Lo sguardo è di solito centrale, in qualsiasi situazione. Quando vediamo qualcosa che ci piace siamo quasi ipnotizzati nel guardarla, quando invece notiamo che qualcuno ci osserva e ci sentiamo in imbarazzo, o ancora, quando una persona ci mette in soggezione, abbiamo difficoltà a guardarla negli occhi. Questo perché appunto lo sguardo indica potere, e sicuramente l’ambito in cui esplica maggiormente questa forza è il cinema.
L’importanza dello sguardo al cinema
Il primo sguardo a cui si può far riferimento è quello dello spettatore che seduto comodamente nel buio della sala guarda attentamente ciò che succede sul grande schermo. I personaggi che si susseguono in scena sono l’oggetto della sua vista e lo spettatore non è semplicemente un osservatore passivo, come potrebbe sembrare, perché non solo può essere emotivamente coinvolto dalle immagini sino a commuoversi, ma ragiona sulle possibili conclusioni del film, su che scelte prenderà il o la protagonista, prova simpatia per un personaggio piuttosto che per un altro. Ma addentrandoci più a fondo nello studio dello sguardo al cinema, si potrebbe parlare delle teorie trattate dalla critica Laura Mulvey, che nel suo scritto Visual Pleasure and Narrative Cinema si focalizza su come l’importanza dello sguardo nel cinema derivi dal concetto di scopofilia di Freud, che indica il piacere che si prova nel guardare l’altro, e la nozione di identificazione di Lacan. Usato dalla Mulvey per spiegare l’identificazione dello spettatore con il protagonista.

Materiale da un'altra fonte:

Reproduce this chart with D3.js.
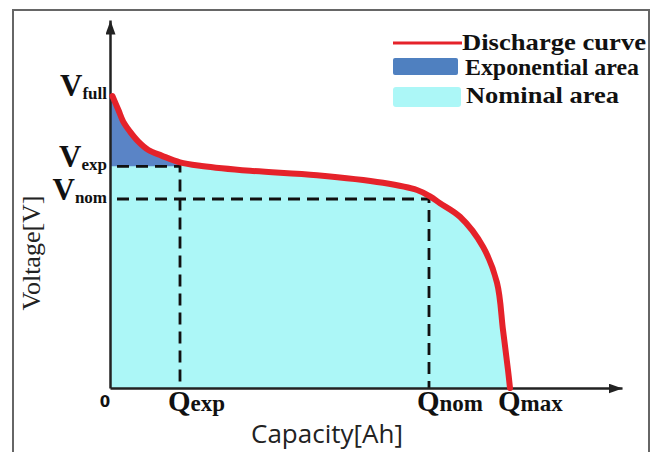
<!DOCTYPE html>
<meta charset="utf-8">
<style>
  body { margin: 0; background: #fff; }
  svg { display: block; }
</style>
<body>
<script src="https://d3js.org/d3.v7.min.js"></script>
<script>
  // discharge curve (capacity and voltage in arbitrary units)
  var capacity = [0.6, 2.1, 3.3, 5, 7.1, 9.6, 12.9, 17.5, 22.9, 35, 51.75, 68.25, 76.75, 80, 82.5, 87.5, 93.25, 96.75, 98.25, 99.5, 100];
  var voltage  = [73, 69.5, 66.6, 64.1, 61.6, 59.5, 58.1, 56.4, 55.5, 54.3, 53.2, 51.3, 49.5, 47.9, 46.2, 42.8, 35.3, 26.3, 14.5, 4.5, 0];

  var vNames  = ["full", "exp", "nom"];
  var vValues = [73.25, 55.4, 47.25];
  var qNames  = ["exp", "nom", "max"];
  var qValues = [17.5, 79.75, 100];

  var legendNames = ["Discharge curve", "Exponential area", "Nominal area"];

  var data = capacity.map(function(q, i) { return {q: q, v: voltage[i]}; });

  var svg = d3.select("body").append("svg")
          .attr("width", 659)
          .attr("height", 452);

  var x = d3.scaleLinear().domain([0, 128]).range([110, 622]);
  var y = d3.scaleLinear().domain([0, 92]).range([388, 20]);

  var red = "#e5222a", blue = "#5a84c6", cyan = "#acf7f7";

  // outer frame
  svg.append("rect")
          .attr("x", 13).attr("y", 10)
          .attr("width", 636).attr("height", 460)
          .attr("fill", "none")
          .attr("stroke", "#666")
          .attr("stroke-width", 2);

  svg.append("defs").append("marker")
          .attr("id", "arrow")
          .attr("viewBox", "0 0 14 10")
          .attr("refX", 14).attr("refY", 5)
          .attr("markerWidth", 14).attr("markerHeight", 10)
          .attr("markerUnits", "userSpaceOnUse")
          .attr("orient", "auto")
          .append("path")
          .attr("d", "M0,0L14,5L0,10Z")
          .attr("fill", "#222");

  svg.select("defs").append("clipPath")
          .attr("id", "expClip")
          .append("rect")
          .attr("x", x(0)).attr("y", 0)
          .attr("width", x(qValues[0]) - x(0))
          .attr("height", y(vValues[1]));

  var curve = d3.curveCatmullRom.alpha(0.5);
  var filled = [{q: 0, v: voltage[0]}].concat(data);

  // nominal area: everything under the curve
  svg.append("path")
          .datum(filled)
          .attr("d", d3.area().curve(curve)
                  .x(function(d) { return x(d.q); })
                  .y0(y(0))
                  .y1(function(d) { return y(d.v); }))
          .attr("fill", cyan);

  // exponential area: between curve and V_exp
  svg.append("path")
          .datum(filled)
          .attr("clip-path", "url(#expClip)")
          .attr("d", d3.area().curve(curve)
                  .x(function(d) { return x(d.q); })
                  .y0(y(vValues[1]))
                  .y1(function(d) { return y(d.v); }))
          .attr("fill", blue);

  // dashed guides for exp and nom points
  [[qValues[0], vValues[1]], [qValues[1], vValues[2]]].forEach(function(p) {
    svg.append("path")
            .attr("d", "M" + x(0) + "," + y(p[1]) + "H" + x(p[0]) + "V" + y(0))
            .attr("fill", "none")
            .attr("stroke", "#111")
            .attr("stroke-width", 2.8)
            .attr("stroke-dasharray", "12,7")
            .attr("stroke-dashoffset", -7);
  });

  // axes
  var gx = svg.append("g")
          .attr("transform", "translate(0," + y(0) + ")")
          .call(d3.axisBottom(x).tickValues([]).tickSizeOuter(0));
  var gy = svg.append("g")
          .attr("transform", "translate(" + x(0) + ",0)")
          .call(d3.axisLeft(y).tickValues([]).tickSizeOuter(0));
  [gx, gy].forEach(function(g) {
    g.select(".domain")
            .attr("stroke", "#222")
            .attr("stroke-width", 2.5)
            .attr("marker-end", "url(#arrow)");
  });

  // discharge curve
  svg.append("path")
          .datum(data)
          .attr("d", d3.line().curve(curve)
                  .x(function(d) { return x(d.q); })
                  .y(function(d) { return y(d.v); }))
          .attr("fill", "none")
          .attr("stroke", red)
          .attr("stroke-width", 6)
          .attr("stroke-linecap", "round")
          .attr("stroke-linejoin", "round");

  var serif = "'Liberation Serif', 'Times New Roman', serif";

  // V labels
  vNames.forEach(function(name, i) {
    var t = svg.append("text")
            .attr("x", 107)
            .attr("y", y(vValues[i]) + 1)
            .attr("text-anchor", "end")
            .attr("font-family", serif)
            .attr("font-weight", "bold")
            .attr("fill", "#111");
    t.append("tspan").attr("font-size", 31).text("V");
    t.append("tspan").attr("font-size", 17).attr("dy", 3).text(name);
  });

  // Q labels
  qNames.forEach(function(name, i) {
    var t = svg.append("text")
            .attr("x", x(qValues[i]) - 12)
            .attr("y", 411)
            .attr("font-family", serif)
            .attr("font-weight", "bold")
            .attr("fill", "#111");
    t.append("tspan").attr("font-size", 29).text("Q");
    t.append("tspan").attr("font-size", 23).text(name);
  });

  svg.append("text")
          .attr("x", 105).attr("y", 407)
          .attr("text-anchor", "middle")
          .attr("font-family", "'DejaVu Sans', sans-serif")
          .attr("font-weight", "bold")
          .attr("font-size", 15)
          .attr("fill", "#111")
          .text("0");

  // axis titles
  svg.append("text")
          .attr("x", 327).attr("y", 443)
          .attr("text-anchor", "middle")
          .attr("font-family", "'Open Sans', sans-serif")
          .attr("font-size", 26)
          .attr("fill", "#222")
          .text("Capacity[Ah]");

  svg.append("text")
          .attr("transform", "translate(40,253) rotate(-90)")
          .attr("text-anchor", "middle")
          .attr("font-family", serif)
          .attr("font-size", 26)
          .attr("fill", "#222")
          .text("Voltage[V]");

  // legend
  var legend = svg.append("g");
  legend.append("line")
          .attr("x1", 393).attr("x2", 462)
          .attr("y1", 43).attr("y2", 43)
          .attr("stroke", red)
          .attr("stroke-width", 3);
  legend.append("rect")
          .attr("x", 393).attr("y", 58)
          .attr("width", 65).attr("height", 17)
          .attr("rx", 2)
          .attr("fill", "#4f80c0");
  legend.append("rect")
          .attr("x", 393).attr("y", 87)
          .attr("width", 68).attr("height", 20)
          .attr("rx", 3)
          .attr("fill", cyan);
  legend.selectAll("text")
          .data(legendNames)
          .enter()
          .append("text")
          .attr("x", function(d, i) { return [462, 465, 466][i]; })
          .attr("y", function(d, i) { return [50, 75, 103][i]; })
          .attr("textLength", function(d, i) { return [184, 174, 153][i]; })
          .attr("lengthAdjust", "spacingAndGlyphs")
          .attr("font-family", serif)
          .attr("font-weight", "bold")
          .attr("font-size", 24)
          .attr("fill", "#111")
          .text(function(d) { return d; });
</script>
</body>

Come funziona il male gaze
Ma la forza dello sguardo nel cinema è a più livelli, ed ecco che la Mulvey ci parla del suo concetto di male gaze, (sguardo maschile). Secondo la sua teoria, lo sguardo maschile è centrale sia fuori che dentro lo schermo: nel cinema classico di Hollywood i film prodotti sono rivolti principalmente ad un pubblico maschile, per questo i personaggi principali, coloro che portano avanti la narrazione e che sono attivi nell’azione, sono proprio gli uomini, per facilitare l’identificazione dello spettatore. Per le spettatrici invece il processo di identificazione diventa più complesso, poiché le attrici hanno un ruolo secondario, passivo, non proseguono l’azione ma anzi sono semplicemente gli oggetti di contemplazione del protagonista nello schermo, e dello spettatore, fuori dallo schermo. Laura Mulvey, poi, in un successivo scritto, illustra due alternative che la spettatrice può scegliere: identificarsi in un personaggio femminile appunto passivo e con poco spessore o immedesimarsi nel protagonista maschile, dovendo quindi fare un ulteriore sforzo rispetto all’uomo.
Negli ultimi anni, soprattutto grazie a piattaforme come Netflix e Amazon Prime Video, si è dato spazio a personaggi femminili innovativi, attivi ed emancipati, (ricordiamo La fantastica signora Maisel, GLOW). È proprio grazie a questo che oggi si è passati ad un nuovo livello di riflessione, ragionando su come le donne dietro la macchina da presa siano in una percentuale ancora troppo bassa, e di come sullo schermo le donne siano ancora soprattutto bianche, cisgender ed etero. Ma per fortuna, anche da questo punto di vista, sembra si stia iniziando ad avere maggiore sensibilità e attenzione.